While there might be some resistance in Paris to add to Notre Dame’s aesthetics with a sprinkler system, the team behind the restoration of Boston’s Cathedral of the Holy Cross completed a renovation this week to the nearly 150-year-old house of worship — and included new fire safety equipment.
The Elkus Manfredi Architects-designed and Suffolk-constructed restoration was partially driven by a push to bring the building up to code without ruining the building’s historic integrity.
A three-tiered fire system was added where the Boston Fire Department, located behind the church, is alerted if smoke penetrates beams of light in the main cathedral, according to Suffolk Vice President of Operations Chris Gedrich, who worked on the $26M restoration.
A sprinkler system was added to the Boston cathedral’s attic, but water only flows into the sprinkler if a pre-action monitor, which detects smoke, is alerted due to the attic not being climate-controlled.
“The biggest challenge in an old building like this is finding ways to hide stuff and make it invisible,” Gedrich said.

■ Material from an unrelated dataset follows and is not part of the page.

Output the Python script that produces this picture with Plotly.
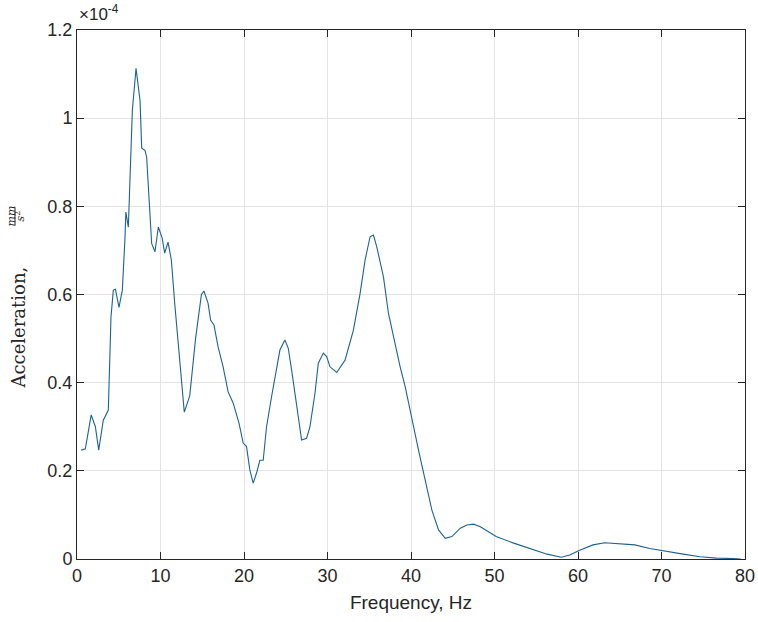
import plotly.graph_objects as go

# Acceleration spectrum (values in units of 1e-4 mm/s^2)
freq_hz = [0.5, 1.0, 1.7, 2.2, 2.6, 3.15, 3.75, 4.07, 4.35, 4.6, 5.03, 5.43, 5.75, 5.85,
           6.15, 6.35, 6.63, 7.07, 7.55, 7.75, 8.14, 8.34, 8.62, 8.94, 9.34, 9.74, 10.2,
           10.5, 10.9, 11.3, 11.7, 12.3, 12.85, 13.5, 14.2, 14.9, 15.2, 15.7, 16.0, 16.4,
           16.9, 17.5, 18.1, 18.7, 19.4, 19.9, 20.3, 20.7, 21.1, 21.5, 21.9, 22.3, 22.7,
           23.3, 23.9, 24.3, 24.9, 25.3, 25.7, 26.3, 26.9, 27.5, 27.9, 28.5, 28.9, 29.5,
           29.9, 30.3, 31.1, 32.1, 33.1, 33.9, 34.5, 35.1, 35.5, 35.9, 36.7, 37.3, 37.9,
           38.7, 39.3, 40.1, 40.9, 41.7, 42.5, 43.3, 44.1, 44.9, 45.9, 46.7, 47.5, 48.3,
           50.2, 52.3, 54.3, 56.3, 58.0, 59.0, 60.2, 61.8, 63.2, 65.0, 66.8, 68.6, 70.6,
           72.6, 74.6, 76.6, 78.6, 79.5]
accel_e4 = [0.247, 0.25, 0.327, 0.30, 0.247, 0.315, 0.338, 0.549, 0.61, 0.612, 0.571, 0.61,
            0.73, 0.787, 0.753, 0.853, 1.018, 1.113, 1.04, 0.932, 0.927, 0.912, 0.82, 0.716,
            0.697, 0.753, 0.728, 0.694, 0.719, 0.678, 0.58, 0.458, 0.333, 0.37, 0.50, 0.60,
            0.608, 0.58, 0.542, 0.531, 0.481, 0.436, 0.379, 0.354, 0.308, 0.263, 0.255,
            0.202, 0.172, 0.195, 0.224, 0.224, 0.30, 0.368, 0.429, 0.474, 0.497, 0.478,
            0.429, 0.354, 0.27, 0.274, 0.30, 0.376, 0.444, 0.467, 0.459, 0.436, 0.423,
            0.451, 0.519, 0.602, 0.678, 0.731, 0.735, 0.708, 0.64, 0.557, 0.504, 0.436,
            0.391, 0.315, 0.247, 0.179, 0.111, 0.066, 0.047, 0.051, 0.070, 0.077, 0.079,
            0.073, 0.051, 0.036, 0.024, 0.011, 0.004, 0.009, 0.020, 0.032, 0.037, 0.034,
            0.032, 0.024, 0.017, 0.011, 0.005, 0.002, 0.001, 0.0]

x_ticks = [0, 10, 20, 30, 40, 50, 60, 70, 80]
y_ticks = [0, 0.2, 0.4, 0.6, 0.8, 1.0, 1.2]
y_tick_labels = ["0", "0.2", "0.4", "0.6", "0.8", "1", "1.2"]

AX = "#262626"
GRID = "#e3e3e3"
SANS = "Liberation Sans, Arial, sans-serif"
SERIF = "DejaVu Serif, serif"

fig = go.Figure()
fig.add_trace(go.Scatter(x=freq_hz, y=accel_e4, mode="lines",
                         line=dict(color="#1d6391", width=1.1),
                         hoverinfo="x+y", showlegend=False))

axis_common = dict(showline=True, linecolor=AX, linewidth=1, mirror="ticks",
                   ticks="inside", ticklen=7, tickcolor=AX, tickwidth=1,
                   showgrid=True, gridcolor=GRID, gridwidth=1, zeroline=False,
                   automargin=False, ticklabeloverflow="allow",
                   tickfont=dict(family=SANS, size=18, color=AX))

fig.update_xaxes(range=[0, 80], tickvals=x_ticks,
                 title=dict(text="Frequency, Hz", font=dict(family=SANS, size=19, color=AX),
                            standoff=11),
                 **axis_common)
fig.update_yaxes(range=[0, 1.2], tickvals=y_ticks, ticktext=y_tick_labels, **axis_common)

# y-axis title: serif text followed by a stacked fraction mm / s^2
FRAC_Y = 78
annotations = [
    dict(text="Acceleration,", xref="paper", yref="paper", x=0, y=0.5, xshift=-59,
         yshift=-33, textangle=-90, showarrow=False, xanchor="center", yanchor="middle",
         font=dict(family=SERIF, size=18, color=AX)),
    dict(text="<i>mm</i>", xref="paper", yref="paper", x=0, y=0.5, xshift=-66,
         yshift=FRAC_Y, textangle=-90, showarrow=False, xanchor="center", yanchor="middle",
         font=dict(family=SERIF, size=11, color=AX)),
    dict(text="<i>s</i><sup>2</sup>", xref="paper", yref="paper", x=0, y=0.5, xshift=-57,
         yshift=FRAC_Y, textangle=-90, showarrow=False, xanchor="center", yanchor="middle",
         font=dict(family=SERIF, size=11, color=AX)),
    # exponent marker for the y axis
    dict(text="\u00d710<sup>-4</sup>", xref="paper", yref="paper", x=0, y=1, xshift=0,
         yshift=4, showarrow=False, xanchor="left", yanchor="bottom",
         font=dict(family=SANS, size=17, color=AX)),
]

fig.update_layout(
    width=758, height=622,
    margin=dict(l=77, r=13, t=30, b=63, autoexpand=False),
    paper_bgcolor="white", plot_bgcolor="white",
    annotations=annotations,
)

# fraction bar, vertical on the page because the title is rotated
fig.add_shape(type="line", xref="paper", yref="paper",
              x0=-62 / 668, x1=-62 / 668,
              y0=0.5 + (FRAC_Y - 9) / 529, y1=0.5 + (FRAC_Y + 9) / 529,
              line=dict(color=AX, width=1))

fig.write_html("out.html")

Suffolk worked closely with the Boston Fire Department throughout the restoration process, providing the agency with updated plans during construction as a precautionary measure. The BFD conducted firefighter training sessions at the site to make teams familiar with the building.
“Working with Boston Fire Department and doing those drills brought a general sense of awareness to both them and us on how to navigate the building in the case of a life safety event,” Gedrich said.
Plenty of uncertainty remains regarding the damage of Notre Dame and how long and what look its restoration will take. What everyone can agree on is that she will return.
Building experts hope restorers keep some level of fire prevention in mind, whether it is replacing the wood timbers of the forest with steel support beams or adding a sprinkler and alarm system.
“The amount of money this will cost is so colossal, anything they should have done and didn’t do before, they will do now,” Wittman said. “Pardon the pun, but it’s playing with fire if they don’t.”